= Columbia Mishra =

Indian-American aerospace engineer

Columbia Mishra is an Indian and American aerospace engineer, the co-founder and chief technical officer of the Global Space Industry Trade Association.

==Early life, education, and career==
Mishra originally comes from Malda, West Bengal. Her parents, space enthusiasts, named their three children after US spacecraft: Apollo, Challenger, and Columbia. One of Mishra's childhood heros was Indian-American astronaut Kalpana Chawla. She was educated at St. Xavier’s School of Malda, Salt Lake School in Kolkata, and Jadavpur University, where she received a bachelor's degree in mechanical engineering in 2006, including work experience at Tata Motors.

She came to the US for graduate study in mechanical engineering, and received a master's degree in 2008 from Texas Tech University, with research in microfluidics. After working for Makino in Singapore, and for Stress Engineering Services in Texas, she returned to graduate study at the University of Texas at Austin, focusing on thermal fluids and heat transport in graphene, and supervised there by Jayathi Murthy. During this time she also held an internship at Apple Inc. She completed her Ph.D. in 2016.
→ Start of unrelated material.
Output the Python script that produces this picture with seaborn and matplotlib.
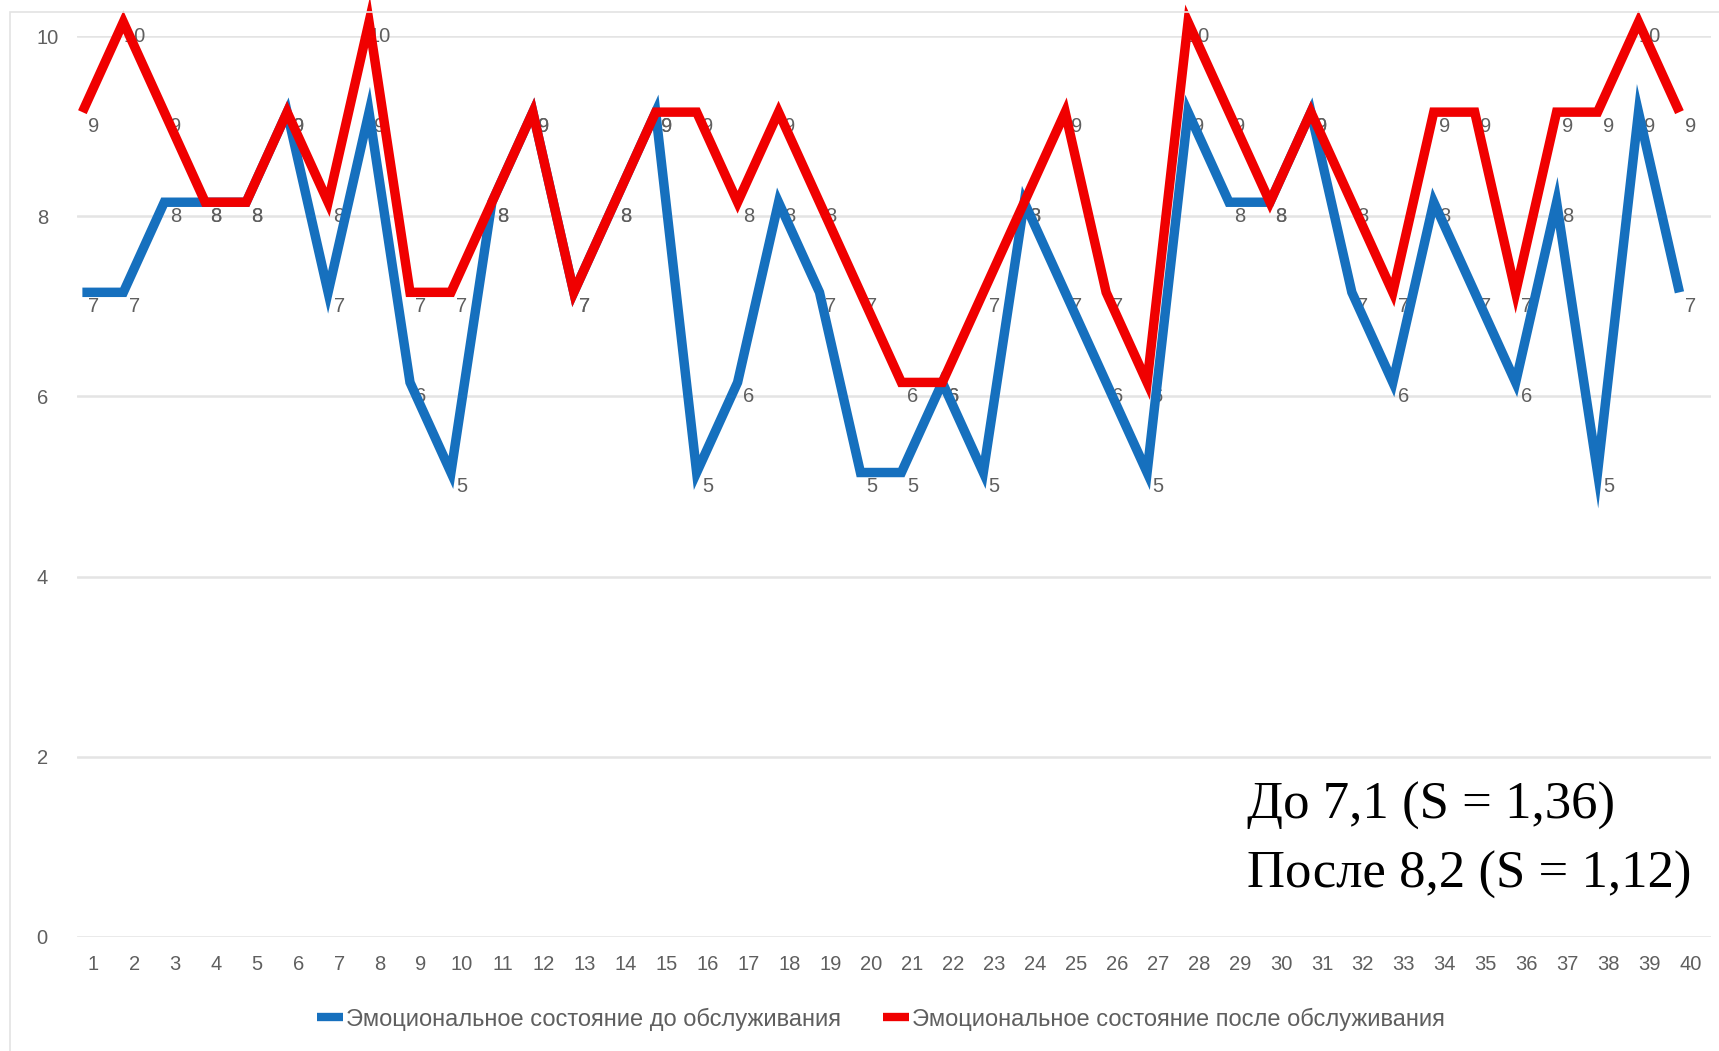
import seaborn as sns
import matplotlib.pyplot as plt
import matplotlib.transforms as mtransforms
from matplotlib.lines import Line2D
from matplotlib.patches import Rectangle
import pandas as pd

# data
clients = list(range(1, 41))
before = [7, 7, 8, 8, 8, 9, 7, 9, 6, 5,
          8, 9, 7, 8, 9, 5, 6, 8, 7, 5,
          5, 6, 5, 8, 7, 6, 5, 9, 8, 8,
          9, 7, 6, 8, 7, 6, 8, 5, 9, 7]
after = [9, 10, 9, 8, 8, 9, 8, 10, 7, 7,
         8, 9, 7, 8, 9, 9, 8, 9, 8, 7,
         6, 6, 7, 8, 9, 7, 6, 10, 9, 8,
         9, 8, 7, 9, 9, 7, 9, 9, 10, 9]
label_before = 'Эмоциональное состояние до обслуживания'
label_after = 'Эмоциональное состояние после обслуживания'
note_lines = ['До 7,1 (S = 1,36)', 'После 8,2 (S = 1,12)']

df = pd.DataFrame({'client': clients, 'before': before, 'after': after})

sns.set_theme(style='white')
plt.rcParams['font.family'] = ['Liberation Sans', 'DejaVu Sans']

blue = '#1670be'
red = '#f00000'
gray = '#5f5f5f'

fig = plt.figure(figsize=(17.19, 10.51), dpi=100)
ax = fig.add_axes([0.0448, 0.1085, 0.9505, 0.8572])

# light frame of the chart box
fig.patches.append(Rectangle((10 / 1719, -0.01), 1.0, 1 - 12 / 1051 + 0.01,
                             transform=fig.transFigure, fill=False,
                             edgecolor='#e3e3e3', linewidth=1.2, zorder=0))

sns.lineplot(data=df, x='client', y='before', color=blue, linewidth=6.8, ax=ax)
sns.lineplot(data=df, x='client', y='after', color=red, linewidth=6.8, ax=ax)

# lines in the picture sit slightly up-left of their labels
shift = mtransforms.ScaledTranslation(-0.11, 0.14, fig.dpi_scale_trans)
for ln in ax.lines:
    ln.set_transform(ax.transData + shift)
    ln.set_solid_joinstyle('miter')
    ln.set_solid_capstyle('butt')
    ln.set_clip_on(False)
    ln.set_zorder(3)

# value labels (under the lines)
for x, b, a in zip(clients, before, after):
    ax.text(x, b, str(b), ha='center', va='center', fontsize=14.5, color=gray, zorder=2)
    ax.text(x, a, str(a), ha='center', va='center', fontsize=14.5, color=gray, zorder=2)

ax.set_xlim(0.6, 40.5)
ax.set_ylim(0, 10)
ax.set_yticks([0, 2, 4, 6, 8, 10])
ax.set_xticks(clients)
ax.set_xticklabels([str(c) for c in clients])
ax.grid(axis='y', color='#e4e4e4', linewidth=1.8)
ax.grid(axis='x', visible=False)
ax.set_axisbelow(True)
for s in ax.spines.values():
    s.set_visible(False)
ax.tick_params(axis='x', length=0, pad=13, labelsize=14.5, labelcolor=gray)
ax.tick_params(axis='y', length=0, pad=29, labelsize=14.5, labelcolor=gray)
for t in ax.get_yticklabels():
    t.set_horizontalalignment('left')
ax.set_xlabel('')
ax.set_ylabel('')

handles = [Line2D([0], [0], color=blue, linewidth=6, solid_capstyle='butt'),
           Line2D([0], [0], color=red, linewidth=6, solid_capstyle='butt')]
fig.legend(handles, [label_before, label_after], loc='center',
           bbox_to_anchor=(0.5125, 1 - 1019 / 1051), ncol=2, frameon=False,
           fontsize=17, labelcolor=gray, handlelength=1.1,
           handletextpad=0.12, columnspacing=1.8)

fig.text(0.7254, 1 - 806 / 1051, note_lines[0], family='Liberation Serif',
         fontsize=38, color='black', va='center', ha='left')
fig.text(0.7254, 1 - 875 / 1051, note_lines[1], family='Liberation Serif',
         fontsize=38, color='black', va='center', ha='left')

fig.savefig('out.png', dpi=100)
After completing her doctorate, Mishra returned to industry, working on thermal issues in photolithography for Intel in Oregon. In 2020, she returned to her childhood interest in space exploration with a move to Maxar Technologies, where she became a lead systems engineer, thermal lead for the power propulsion element of the Artemis program, and led the development of the flight computers for Maxar's Low Earth orbit satellites. After leaving Maxar, she became co-founder and chief technical officer of the Global Space Industry Trade Association. She is also a member of the board of the directors of the ASME Foundation of the American Society of Mechanical Engineers (ASME).

==Recognition==
The ASME gave Mishra their inaugural Lakshmi Singh Early Career Leadership Award in 2020, and named her as an ASME Fellow in 2023. The University of Texas at Austin Walker Department of Mechanical Engineering named her as a distinguished alumna in 2022, and the Society of Women Engineers named her as an Emerging Leader in 2023.

==Other activities==
Mishra has also competed in pageants, "to raise awareness about social issues, including women’s representation in STEM". She was Miss India Oregon 2019, and Miss Asia California Global 2021.